• _Problem statement_:
Pictures don't belong in the copy; print all the records exactly.

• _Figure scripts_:
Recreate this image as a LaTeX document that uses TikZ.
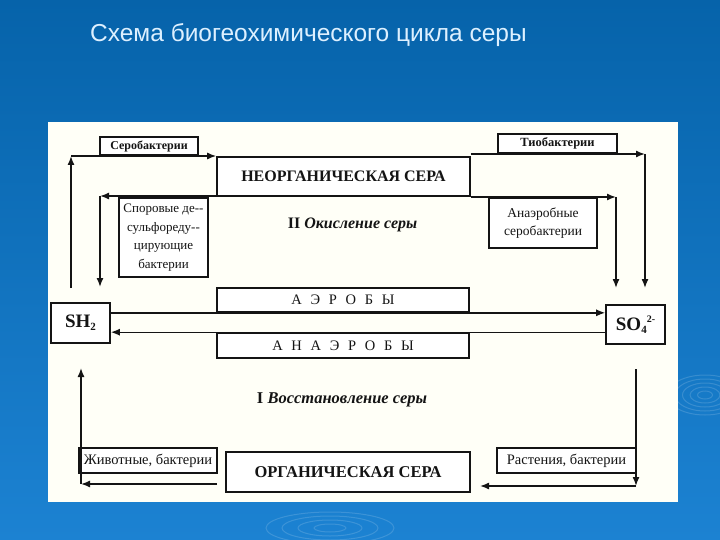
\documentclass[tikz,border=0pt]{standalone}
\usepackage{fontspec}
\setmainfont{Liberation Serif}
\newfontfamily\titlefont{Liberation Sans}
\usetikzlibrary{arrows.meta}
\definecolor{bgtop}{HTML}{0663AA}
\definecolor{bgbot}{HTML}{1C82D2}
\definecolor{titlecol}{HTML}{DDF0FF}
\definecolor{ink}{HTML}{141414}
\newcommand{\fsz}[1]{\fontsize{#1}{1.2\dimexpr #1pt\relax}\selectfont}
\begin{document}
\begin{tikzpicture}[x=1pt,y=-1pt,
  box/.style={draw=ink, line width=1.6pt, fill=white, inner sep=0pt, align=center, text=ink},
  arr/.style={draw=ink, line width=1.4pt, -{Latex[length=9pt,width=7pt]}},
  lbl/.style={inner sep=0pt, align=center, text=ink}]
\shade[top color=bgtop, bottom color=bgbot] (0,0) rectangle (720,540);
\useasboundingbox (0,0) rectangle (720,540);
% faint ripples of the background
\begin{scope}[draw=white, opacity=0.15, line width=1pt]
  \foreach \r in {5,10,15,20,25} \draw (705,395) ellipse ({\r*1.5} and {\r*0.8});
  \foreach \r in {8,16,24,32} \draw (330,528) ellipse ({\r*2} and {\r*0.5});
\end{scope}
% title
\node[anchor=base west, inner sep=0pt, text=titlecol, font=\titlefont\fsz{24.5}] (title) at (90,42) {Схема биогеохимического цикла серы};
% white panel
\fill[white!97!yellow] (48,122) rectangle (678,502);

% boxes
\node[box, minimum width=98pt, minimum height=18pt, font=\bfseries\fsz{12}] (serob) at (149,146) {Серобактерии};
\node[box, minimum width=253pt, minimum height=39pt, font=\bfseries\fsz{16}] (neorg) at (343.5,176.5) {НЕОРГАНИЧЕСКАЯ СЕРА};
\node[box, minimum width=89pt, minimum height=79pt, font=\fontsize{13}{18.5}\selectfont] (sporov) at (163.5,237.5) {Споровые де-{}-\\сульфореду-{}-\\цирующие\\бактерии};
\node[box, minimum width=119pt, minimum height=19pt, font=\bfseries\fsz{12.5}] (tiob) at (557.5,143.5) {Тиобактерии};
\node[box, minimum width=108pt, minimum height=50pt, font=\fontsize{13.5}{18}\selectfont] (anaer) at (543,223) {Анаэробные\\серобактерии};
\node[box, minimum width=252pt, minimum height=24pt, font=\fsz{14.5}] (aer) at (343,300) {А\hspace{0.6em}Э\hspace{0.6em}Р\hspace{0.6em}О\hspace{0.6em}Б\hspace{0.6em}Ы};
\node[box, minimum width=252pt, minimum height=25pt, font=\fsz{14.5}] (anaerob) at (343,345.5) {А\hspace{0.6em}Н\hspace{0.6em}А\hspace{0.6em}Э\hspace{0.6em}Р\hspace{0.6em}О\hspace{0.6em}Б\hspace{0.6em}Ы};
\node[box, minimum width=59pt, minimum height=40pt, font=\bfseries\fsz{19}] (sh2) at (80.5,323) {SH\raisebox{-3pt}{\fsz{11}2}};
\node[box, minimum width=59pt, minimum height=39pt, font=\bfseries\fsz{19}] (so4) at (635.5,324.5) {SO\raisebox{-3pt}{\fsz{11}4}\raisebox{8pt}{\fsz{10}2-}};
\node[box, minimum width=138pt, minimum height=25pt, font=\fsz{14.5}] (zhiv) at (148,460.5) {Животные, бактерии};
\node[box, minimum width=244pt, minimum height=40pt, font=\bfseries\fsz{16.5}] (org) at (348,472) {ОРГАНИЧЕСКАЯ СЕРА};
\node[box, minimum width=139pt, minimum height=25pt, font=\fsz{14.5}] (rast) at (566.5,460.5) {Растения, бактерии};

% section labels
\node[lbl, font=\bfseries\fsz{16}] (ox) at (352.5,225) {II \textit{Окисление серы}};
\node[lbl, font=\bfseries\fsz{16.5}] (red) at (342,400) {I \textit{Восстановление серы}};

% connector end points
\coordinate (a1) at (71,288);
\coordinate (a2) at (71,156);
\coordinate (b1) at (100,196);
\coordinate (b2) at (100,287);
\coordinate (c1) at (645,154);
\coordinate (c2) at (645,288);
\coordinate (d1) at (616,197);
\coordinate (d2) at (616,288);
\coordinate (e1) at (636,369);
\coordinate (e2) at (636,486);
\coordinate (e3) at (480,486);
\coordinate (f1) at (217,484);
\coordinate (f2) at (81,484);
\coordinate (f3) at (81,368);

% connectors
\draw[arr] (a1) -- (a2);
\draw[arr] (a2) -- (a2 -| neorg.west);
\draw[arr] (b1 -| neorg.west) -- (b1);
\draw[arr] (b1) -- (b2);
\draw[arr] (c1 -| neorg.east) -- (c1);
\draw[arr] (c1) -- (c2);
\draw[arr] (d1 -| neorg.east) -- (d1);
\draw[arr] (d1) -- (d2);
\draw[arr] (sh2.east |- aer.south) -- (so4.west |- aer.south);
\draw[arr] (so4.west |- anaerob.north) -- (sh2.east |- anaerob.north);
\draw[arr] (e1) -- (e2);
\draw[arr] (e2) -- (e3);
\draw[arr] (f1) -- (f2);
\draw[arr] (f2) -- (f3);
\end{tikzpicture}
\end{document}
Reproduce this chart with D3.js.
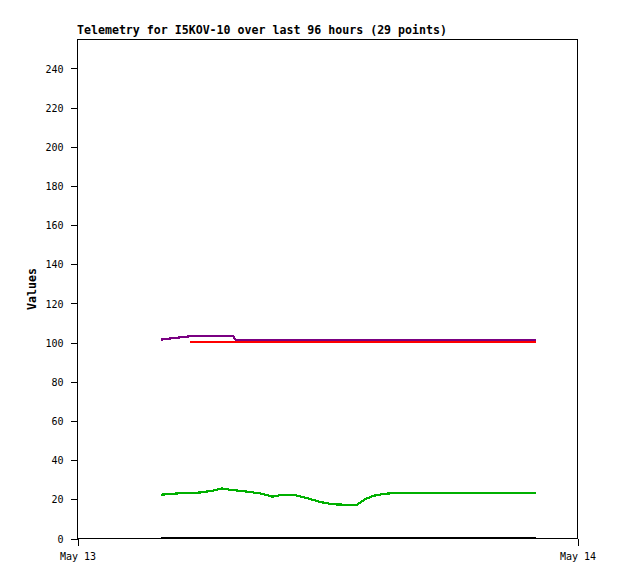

• _Finished answer_:
Recreate this image as a LaTeX document that uses TikZ.
\documentclass[tikz,border=0pt]{standalone}
\usepackage{fontspec}
\setmainfont{Liberation Serif}
\newfontfamily\titlefont{Liberation Sans}
\usetikzlibrary{arrows.meta}
\definecolor{bgtop}{HTML}{0663AA}
\definecolor{bgbot}{HTML}{1C82D2}
\definecolor{titlecol}{HTML}{DDF0FF}
\definecolor{ink}{HTML}{141414}
\newcommand{\fsz}[1]{\fontsize{#1}{1.2\dimexpr #1pt\relax}\selectfont}
\begin{document}
\begin{tikzpicture}[x=1pt,y=-1pt,
  box/.style={draw=ink, line width=1.6pt, fill=white, inner sep=0pt, align=center, text=ink},
  arr/.style={draw=ink, line width=1.4pt, -{Latex[length=9pt,width=7pt]}},
  lbl/.style={inner sep=0pt, align=center, text=ink}]
\shade[top color=bgtop, bottom color=bgbot] (0,0) rectangle (720,540);
\useasboundingbox (0,0) rectangle (720,540);
% faint ripples of the background
\begin{scope}[draw=white, opacity=0.15, line width=1pt]
  \foreach \r in {5,10,15,20,25} \draw (705,395) ellipse ({\r*1.5} and {\r*0.8});
  \foreach \r in {8,16,24,32} \draw (330,528) ellipse ({\r*2} and {\r*0.5});
\end{scope}
% title
\node[anchor=base west, inner sep=0pt, text=titlecol, font=\titlefont\fsz{24.5}] (title) at (90,42) {Схема биогеохимического цикла серы};
% white panel
\fill[white!97!yellow] (48,122) rectangle (678,502);

% boxes
\node[box, minimum width=98pt, minimum height=18pt, font=\bfseries\fsz{12}] (serob) at (149,146) {Серобактерии};
\node[box, minimum width=253pt, minimum height=39pt, font=\bfseries\fsz{16}] (neorg) at (343.5,176.5) {НЕОРГАНИЧЕСКАЯ СЕРА};
\node[box, minimum width=89pt, minimum height=79pt, font=\fontsize{13}{18.5}\selectfont] (sporov) at (163.5,237.5) {Споровые де-{}-\\сульфореду-{}-\\цирующие\\бактерии};
\node[box, minimum width=119pt, minimum height=19pt, font=\bfseries\fsz{12.5}] (tiob) at (557.5,143.5) {Тиобактерии};
\node[box, minimum width=108pt, minimum height=50pt, font=\fontsize{13.5}{18}\selectfont] (anaer) at (543,223) {Анаэробные\\серобактерии};
\node[box, minimum width=252pt, minimum height=24pt, font=\fsz{14.5}] (aer) at (343,300) {А\hspace{0.6em}Э\hspace{0.6em}Р\hspace{0.6em}О\hspace{0.6em}Б\hspace{0.6em}Ы};
\node[box, minimum width=252pt, minimum height=25pt, font=\fsz{14.5}] (anaerob) at (343,345.5) {А\hspace{0.6em}Н\hspace{0.6em}А\hspace{0.6em}Э\hspace{0.6em}Р\hspace{0.6em}О\hspace{0.6em}Б\hspace{0.6em}Ы};
\node[box, minimum width=59pt, minimum height=40pt, font=\bfseries\fsz{19}] (sh2) at (80.5,323) {SH\raisebox{-3pt}{\fsz{11}2}};
\node[box, minimum width=59pt, minimum height=39pt, font=\bfseries\fsz{19}] (so4) at (635.5,324.5) {SO\raisebox{-3pt}{\fsz{11}4}\raisebox{8pt}{\fsz{10}2-}};
\node[box, minimum width=138pt, minimum height=25pt, font=\fsz{14.5}] (zhiv) at (148,460.5) {Животные, бактерии};
\node[box, minimum width=244pt, minimum height=40pt, font=\bfseries\fsz{16.5}] (org) at (348,472) {ОРГАНИЧЕСКАЯ СЕРА};
\node[box, minimum width=139pt, minimum height=25pt, font=\fsz{14.5}] (rast) at (566.5,460.5) {Растения, бактерии};

% section labels
\node[lbl, font=\bfseries\fsz{16}] (ox) at (352.5,225) {II \textit{Окисление серы}};
\node[lbl, font=\bfseries\fsz{16.5}] (red) at (342,400) {I \textit{Восстановление серы}};

% connector end points
\coordinate (a1) at (71,288);
\coordinate (a2) at (71,156);
\coordinate (b1) at (100,196);
\coordinate (b2) at (100,287);
\coordinate (c1) at (645,154);
\coordinate (c2) at (645,288);
\coordinate (d1) at (616,197);
\coordinate (d2) at (616,288);
\coordinate (e1) at (636,369);
\coordinate (e2) at (636,486);
\coordinate (e3) at (480,486);
\coordinate (f1) at (217,484);
\coordinate (f2) at (81,484);
\coordinate (f3) at (81,368);

% connectors
\draw[arr] (a1) -- (a2);
\draw[arr] (a2) -- (a2 -| neorg.west);
\draw[arr] (b1 -| neorg.west) -- (b1);
\draw[arr] (b1) -- (b2);
\draw[arr] (c1 -| neorg.east) -- (c1);
\draw[arr] (c1) -- (c2);
\draw[arr] (d1 -| neorg.east) -- (d1);
\draw[arr] (d1) -- (d2);
\draw[arr] (sh2.east |- aer.south) -- (so4.west |- aer.south);
\draw[arr] (so4.west |- anaerob.north) -- (sh2.east |- anaerob.north);
\draw[arr] (e1) -- (e2);
\draw[arr] (e2) -- (e3);
\draw[arr] (f1) -- (f2);
\draw[arr] (f2) -- (f3);
\end{tikzpicture}
\end{document}
Reproduce this chart with D3.js.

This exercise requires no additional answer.